Exercise
Using the listing below, give again exactly the lines from the line with "Rebuild this chart" to the line with "ang = np.pi / 2 - 2 * np.pi * edges", inclusive, without the pictures.
begin
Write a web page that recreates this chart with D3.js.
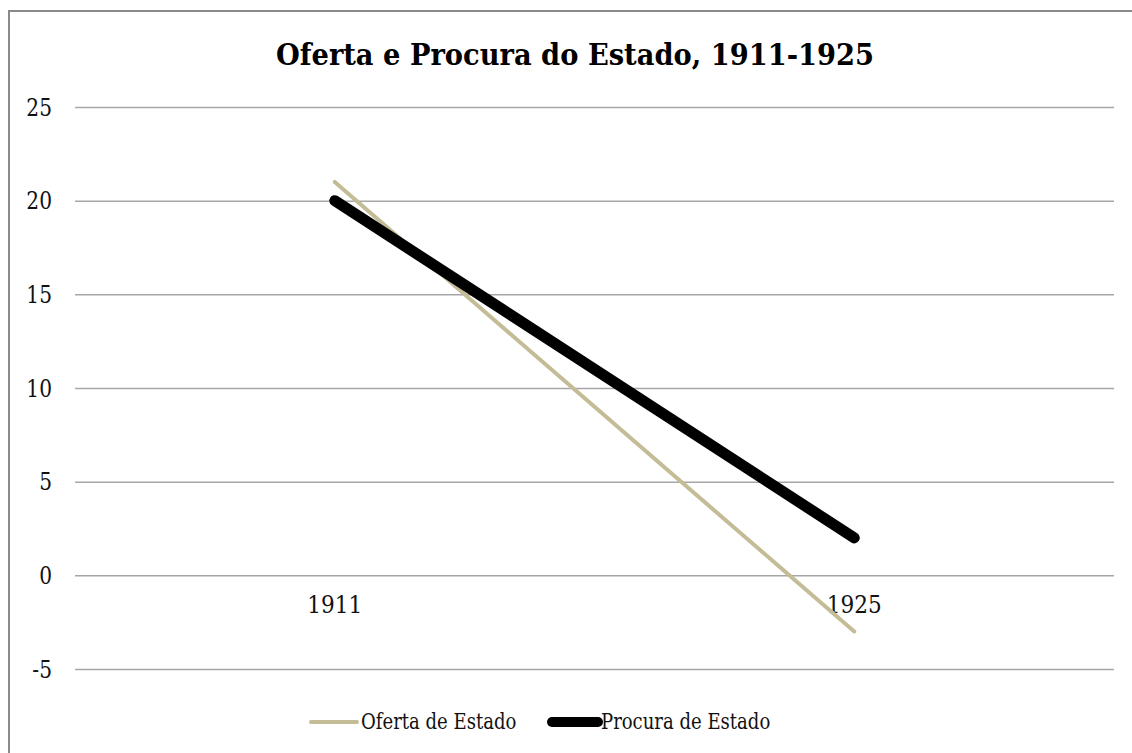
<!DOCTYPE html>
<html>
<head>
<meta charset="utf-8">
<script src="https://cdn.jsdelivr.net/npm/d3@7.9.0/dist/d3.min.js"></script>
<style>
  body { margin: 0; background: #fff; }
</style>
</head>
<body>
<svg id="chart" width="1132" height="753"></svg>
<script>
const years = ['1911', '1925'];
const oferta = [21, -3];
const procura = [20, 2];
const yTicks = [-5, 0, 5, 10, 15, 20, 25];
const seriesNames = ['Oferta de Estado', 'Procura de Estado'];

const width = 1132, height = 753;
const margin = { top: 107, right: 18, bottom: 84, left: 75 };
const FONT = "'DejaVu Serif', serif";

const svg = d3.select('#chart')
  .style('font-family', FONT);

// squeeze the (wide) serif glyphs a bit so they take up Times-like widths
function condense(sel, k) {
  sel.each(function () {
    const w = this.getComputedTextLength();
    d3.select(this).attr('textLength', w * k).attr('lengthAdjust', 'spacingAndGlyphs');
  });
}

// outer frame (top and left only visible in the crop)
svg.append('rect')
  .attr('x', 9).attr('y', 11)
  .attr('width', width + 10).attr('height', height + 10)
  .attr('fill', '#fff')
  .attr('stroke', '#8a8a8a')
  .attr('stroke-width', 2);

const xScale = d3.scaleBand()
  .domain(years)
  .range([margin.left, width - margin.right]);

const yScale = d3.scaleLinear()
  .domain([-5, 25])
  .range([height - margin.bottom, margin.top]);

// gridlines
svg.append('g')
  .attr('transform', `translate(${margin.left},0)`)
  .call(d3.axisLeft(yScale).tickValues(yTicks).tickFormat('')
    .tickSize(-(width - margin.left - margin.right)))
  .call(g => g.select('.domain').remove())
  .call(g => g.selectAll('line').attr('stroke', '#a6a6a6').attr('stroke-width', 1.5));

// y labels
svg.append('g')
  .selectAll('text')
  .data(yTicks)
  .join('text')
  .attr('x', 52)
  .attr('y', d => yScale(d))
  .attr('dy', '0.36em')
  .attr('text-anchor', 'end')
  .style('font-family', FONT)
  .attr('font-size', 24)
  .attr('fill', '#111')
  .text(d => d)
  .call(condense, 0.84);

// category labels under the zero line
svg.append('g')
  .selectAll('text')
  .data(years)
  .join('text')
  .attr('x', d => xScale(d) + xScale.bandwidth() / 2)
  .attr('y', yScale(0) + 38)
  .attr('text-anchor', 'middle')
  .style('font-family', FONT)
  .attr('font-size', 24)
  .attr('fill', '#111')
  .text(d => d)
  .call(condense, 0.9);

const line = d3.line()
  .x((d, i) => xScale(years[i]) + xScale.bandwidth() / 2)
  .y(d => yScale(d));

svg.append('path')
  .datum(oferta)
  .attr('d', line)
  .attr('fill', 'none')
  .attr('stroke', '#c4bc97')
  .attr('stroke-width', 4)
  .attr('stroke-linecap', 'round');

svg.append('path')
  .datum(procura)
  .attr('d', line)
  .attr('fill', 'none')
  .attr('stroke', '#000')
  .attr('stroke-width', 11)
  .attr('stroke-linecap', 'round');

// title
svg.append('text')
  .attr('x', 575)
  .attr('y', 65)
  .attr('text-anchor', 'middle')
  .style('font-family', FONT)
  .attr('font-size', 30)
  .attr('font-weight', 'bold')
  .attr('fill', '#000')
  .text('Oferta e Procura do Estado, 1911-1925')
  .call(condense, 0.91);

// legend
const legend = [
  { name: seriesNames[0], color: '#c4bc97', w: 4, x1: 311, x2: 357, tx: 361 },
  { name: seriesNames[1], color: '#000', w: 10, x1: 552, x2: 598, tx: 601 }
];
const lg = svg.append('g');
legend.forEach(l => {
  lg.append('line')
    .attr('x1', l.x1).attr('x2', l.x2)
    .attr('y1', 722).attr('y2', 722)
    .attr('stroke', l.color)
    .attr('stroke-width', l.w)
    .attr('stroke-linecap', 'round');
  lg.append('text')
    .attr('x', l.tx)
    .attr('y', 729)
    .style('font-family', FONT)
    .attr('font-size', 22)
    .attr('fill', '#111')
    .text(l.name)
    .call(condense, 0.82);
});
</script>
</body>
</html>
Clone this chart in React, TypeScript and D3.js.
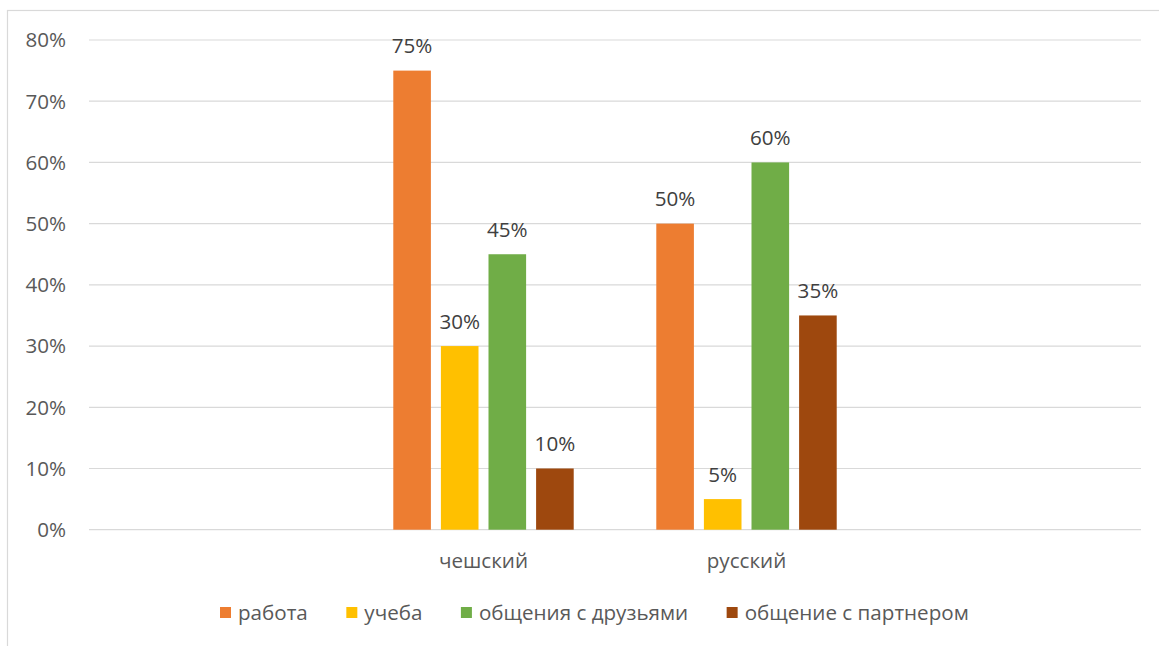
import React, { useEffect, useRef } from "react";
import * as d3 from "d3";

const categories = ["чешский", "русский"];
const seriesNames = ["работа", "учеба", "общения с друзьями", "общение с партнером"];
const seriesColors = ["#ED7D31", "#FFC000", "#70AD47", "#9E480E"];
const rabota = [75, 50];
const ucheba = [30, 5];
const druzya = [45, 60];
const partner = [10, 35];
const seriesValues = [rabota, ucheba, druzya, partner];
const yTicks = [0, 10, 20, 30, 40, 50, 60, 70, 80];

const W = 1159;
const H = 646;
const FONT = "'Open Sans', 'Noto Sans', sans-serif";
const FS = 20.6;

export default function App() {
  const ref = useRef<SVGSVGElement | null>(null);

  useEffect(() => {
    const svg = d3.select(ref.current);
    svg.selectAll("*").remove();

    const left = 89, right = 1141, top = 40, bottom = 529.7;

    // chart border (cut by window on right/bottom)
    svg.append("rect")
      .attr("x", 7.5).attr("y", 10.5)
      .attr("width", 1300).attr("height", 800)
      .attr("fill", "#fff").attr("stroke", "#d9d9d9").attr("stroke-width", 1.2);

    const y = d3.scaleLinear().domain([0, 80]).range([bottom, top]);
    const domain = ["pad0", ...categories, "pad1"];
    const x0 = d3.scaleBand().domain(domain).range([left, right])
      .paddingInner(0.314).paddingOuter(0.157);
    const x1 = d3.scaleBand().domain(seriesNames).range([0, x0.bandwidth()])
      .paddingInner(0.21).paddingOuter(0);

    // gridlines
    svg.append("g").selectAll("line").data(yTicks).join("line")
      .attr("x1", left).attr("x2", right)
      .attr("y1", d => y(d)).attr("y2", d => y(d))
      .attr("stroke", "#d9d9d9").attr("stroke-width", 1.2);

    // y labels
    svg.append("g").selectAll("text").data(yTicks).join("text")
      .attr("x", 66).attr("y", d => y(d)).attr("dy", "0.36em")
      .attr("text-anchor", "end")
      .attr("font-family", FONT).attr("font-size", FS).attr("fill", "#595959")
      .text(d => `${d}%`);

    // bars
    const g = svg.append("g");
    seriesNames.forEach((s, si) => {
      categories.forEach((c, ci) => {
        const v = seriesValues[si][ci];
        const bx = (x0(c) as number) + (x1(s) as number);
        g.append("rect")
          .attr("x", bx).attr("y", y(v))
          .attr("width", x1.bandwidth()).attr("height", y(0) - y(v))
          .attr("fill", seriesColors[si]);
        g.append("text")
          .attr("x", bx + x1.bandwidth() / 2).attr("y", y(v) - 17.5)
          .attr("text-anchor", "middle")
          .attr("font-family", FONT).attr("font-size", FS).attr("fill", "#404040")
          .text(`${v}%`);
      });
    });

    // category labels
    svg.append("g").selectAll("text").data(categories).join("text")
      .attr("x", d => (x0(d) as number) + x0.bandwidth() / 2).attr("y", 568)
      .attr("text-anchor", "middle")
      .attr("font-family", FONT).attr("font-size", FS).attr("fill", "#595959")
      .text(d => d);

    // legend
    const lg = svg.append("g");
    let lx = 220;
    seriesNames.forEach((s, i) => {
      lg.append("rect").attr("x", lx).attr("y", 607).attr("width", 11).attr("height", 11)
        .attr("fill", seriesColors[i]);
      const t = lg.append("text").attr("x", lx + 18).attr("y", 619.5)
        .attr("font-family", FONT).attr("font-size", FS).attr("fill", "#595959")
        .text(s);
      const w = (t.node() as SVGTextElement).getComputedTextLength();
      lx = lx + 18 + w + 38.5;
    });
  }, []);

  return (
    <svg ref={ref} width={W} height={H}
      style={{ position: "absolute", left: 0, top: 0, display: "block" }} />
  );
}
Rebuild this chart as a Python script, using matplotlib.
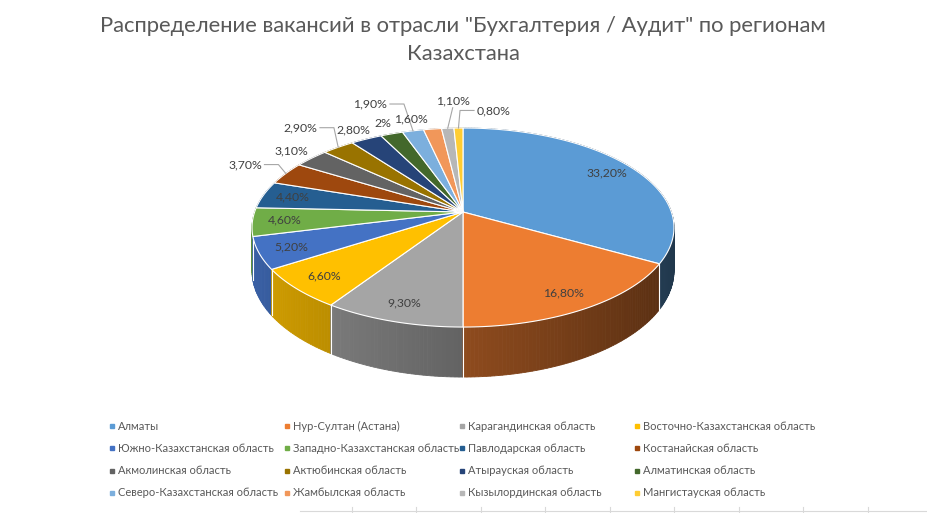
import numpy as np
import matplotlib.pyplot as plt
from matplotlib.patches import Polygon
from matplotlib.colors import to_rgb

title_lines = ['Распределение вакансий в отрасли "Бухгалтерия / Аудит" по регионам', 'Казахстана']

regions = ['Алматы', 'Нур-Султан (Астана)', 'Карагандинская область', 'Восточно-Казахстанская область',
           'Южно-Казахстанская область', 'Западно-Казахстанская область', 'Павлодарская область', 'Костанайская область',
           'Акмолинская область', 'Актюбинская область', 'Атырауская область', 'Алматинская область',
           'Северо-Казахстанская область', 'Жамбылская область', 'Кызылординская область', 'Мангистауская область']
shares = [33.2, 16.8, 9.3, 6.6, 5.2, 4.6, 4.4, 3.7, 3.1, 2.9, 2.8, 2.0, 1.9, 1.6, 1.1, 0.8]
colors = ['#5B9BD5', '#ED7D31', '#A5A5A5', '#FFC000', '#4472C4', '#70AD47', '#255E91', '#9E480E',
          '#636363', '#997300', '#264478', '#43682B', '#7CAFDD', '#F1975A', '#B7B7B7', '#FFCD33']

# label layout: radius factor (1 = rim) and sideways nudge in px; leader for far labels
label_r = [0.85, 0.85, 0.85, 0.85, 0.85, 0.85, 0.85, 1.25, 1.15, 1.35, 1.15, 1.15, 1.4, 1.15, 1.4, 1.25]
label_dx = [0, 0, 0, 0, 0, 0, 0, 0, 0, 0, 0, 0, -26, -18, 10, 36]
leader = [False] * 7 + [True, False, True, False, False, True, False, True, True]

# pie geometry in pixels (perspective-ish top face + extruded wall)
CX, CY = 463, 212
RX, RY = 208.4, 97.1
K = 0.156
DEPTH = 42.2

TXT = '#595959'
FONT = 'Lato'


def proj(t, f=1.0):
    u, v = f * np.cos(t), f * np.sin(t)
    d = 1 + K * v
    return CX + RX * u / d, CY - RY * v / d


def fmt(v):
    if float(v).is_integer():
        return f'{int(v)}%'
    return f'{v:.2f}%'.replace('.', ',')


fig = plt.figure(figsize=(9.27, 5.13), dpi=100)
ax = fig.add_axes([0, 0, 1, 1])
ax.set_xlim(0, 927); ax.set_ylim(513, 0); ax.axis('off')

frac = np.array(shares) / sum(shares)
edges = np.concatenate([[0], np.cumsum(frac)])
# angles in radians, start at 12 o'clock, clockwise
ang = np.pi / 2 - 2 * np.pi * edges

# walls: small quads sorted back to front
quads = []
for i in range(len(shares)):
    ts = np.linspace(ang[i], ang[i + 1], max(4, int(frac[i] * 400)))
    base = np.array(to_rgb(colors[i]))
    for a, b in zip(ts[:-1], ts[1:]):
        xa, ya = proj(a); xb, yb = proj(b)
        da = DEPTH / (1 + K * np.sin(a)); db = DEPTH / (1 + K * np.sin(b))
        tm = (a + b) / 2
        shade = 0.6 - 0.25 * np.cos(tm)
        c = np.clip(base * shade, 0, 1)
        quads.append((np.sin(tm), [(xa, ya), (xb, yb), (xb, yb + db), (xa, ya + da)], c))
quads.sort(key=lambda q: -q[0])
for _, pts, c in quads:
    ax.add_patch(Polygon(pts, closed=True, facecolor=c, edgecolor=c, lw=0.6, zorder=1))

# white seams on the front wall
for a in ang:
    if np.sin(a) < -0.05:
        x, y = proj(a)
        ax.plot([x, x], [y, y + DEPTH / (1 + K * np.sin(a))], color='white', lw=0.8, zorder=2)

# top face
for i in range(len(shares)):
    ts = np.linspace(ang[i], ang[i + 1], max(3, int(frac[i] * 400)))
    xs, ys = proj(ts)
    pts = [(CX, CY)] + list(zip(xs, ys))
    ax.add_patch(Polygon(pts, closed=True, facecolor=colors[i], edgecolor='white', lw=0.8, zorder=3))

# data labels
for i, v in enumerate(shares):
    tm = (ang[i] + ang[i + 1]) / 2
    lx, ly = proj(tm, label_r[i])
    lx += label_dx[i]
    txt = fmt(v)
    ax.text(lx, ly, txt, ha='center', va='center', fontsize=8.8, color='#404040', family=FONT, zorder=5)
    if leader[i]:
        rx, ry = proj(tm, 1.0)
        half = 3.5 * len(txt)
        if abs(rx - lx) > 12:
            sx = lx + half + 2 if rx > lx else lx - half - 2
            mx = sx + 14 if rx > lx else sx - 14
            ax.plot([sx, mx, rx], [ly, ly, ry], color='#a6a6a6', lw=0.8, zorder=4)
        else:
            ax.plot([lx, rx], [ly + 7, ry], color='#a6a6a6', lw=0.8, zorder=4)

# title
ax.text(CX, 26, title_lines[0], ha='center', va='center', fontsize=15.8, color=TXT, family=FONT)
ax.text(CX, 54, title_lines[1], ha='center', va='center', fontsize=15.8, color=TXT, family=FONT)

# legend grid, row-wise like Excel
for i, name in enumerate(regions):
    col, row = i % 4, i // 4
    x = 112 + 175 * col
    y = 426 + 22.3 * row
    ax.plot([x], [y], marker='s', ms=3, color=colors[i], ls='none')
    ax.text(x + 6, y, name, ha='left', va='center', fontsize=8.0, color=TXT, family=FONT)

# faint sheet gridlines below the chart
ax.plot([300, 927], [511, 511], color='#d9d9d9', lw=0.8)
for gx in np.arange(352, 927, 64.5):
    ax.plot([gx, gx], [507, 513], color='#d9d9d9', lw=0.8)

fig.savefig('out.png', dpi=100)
end
Answer for the task
Rebuild this chart as a Python script, using matplotlib.
import numpy as np
import matplotlib.pyplot as plt
from matplotlib.patches import Polygon
from matplotlib.colors import to_rgb

title_lines = ['Распределение вакансий в отрасли "Бухгалтерия / Аудит" по регионам', 'Казахстана']

regions = ['Алматы', 'Нур-Султан (Астана)', 'Карагандинская область', 'Восточно-Казахстанская область',
           'Южно-Казахстанская область', 'Западно-Казахстанская область', 'Павлодарская область', 'Костанайская область',
           'Акмолинская область', 'Актюбинская область', 'Атырауская область', 'Алматинская область',
           'Северо-Казахстанская область', 'Жамбылская область', 'Кызылординская область', 'Мангистауская область']
shares = [33.2, 16.8, 9.3, 6.6, 5.2, 4.6, 4.4, 3.7, 3.1, 2.9, 2.8, 2.0, 1.9, 1.6, 1.1, 0.8]
colors = ['#5B9BD5', '#ED7D31', '#A5A5A5', '#FFC000', '#4472C4', '#70AD47', '#255E91', '#9E480E',
          '#636363', '#997300', '#264478', '#43682B', '#7CAFDD', '#F1975A', '#B7B7B7', '#FFCD33']

# label layout: radius factor (1 = rim) and sideways nudge in px; leader for far labels
label_r = [0.85, 0.85, 0.85, 0.85, 0.85, 0.85, 0.85, 1.25, 1.15, 1.35, 1.15, 1.15, 1.4, 1.15, 1.4, 1.25]
label_dx = [0, 0, 0, 0, 0, 0, 0, 0, 0, 0, 0, 0, -26, -18, 10, 36]
leader = [False] * 7 + [True, False, True, False, False, True, False, True, True]

# pie geometry in pixels (perspective-ish top face + extruded wall)
CX, CY = 463, 212
RX, RY = 208.4, 97.1
K = 0.156
DEPTH = 42.2

TXT = '#595959'
FONT = 'Lato'


def proj(t, f=1.0):
    u, v = f * np.cos(t), f * np.sin(t)
    d = 1 + K * v
    return CX + RX * u / d, CY - RY * v / d


def fmt(v):
    if float(v).is_integer():
        return f'{int(v)}%'
    return f'{v:.2f}%'.replace('.', ',')


fig = plt.figure(figsize=(9.27, 5.13), dpi=100)
ax = fig.add_axes([0, 0, 1, 1])
ax.set_xlim(0, 927); ax.set_ylim(513, 0); ax.axis('off')

frac = np.array(shares) / sum(shares)
edges = np.concatenate([[0], np.cumsum(frac)])
# angles in radians, start at 12 o'clock, clockwise
ang = np.pi / 2 - 2 * np.pi * edges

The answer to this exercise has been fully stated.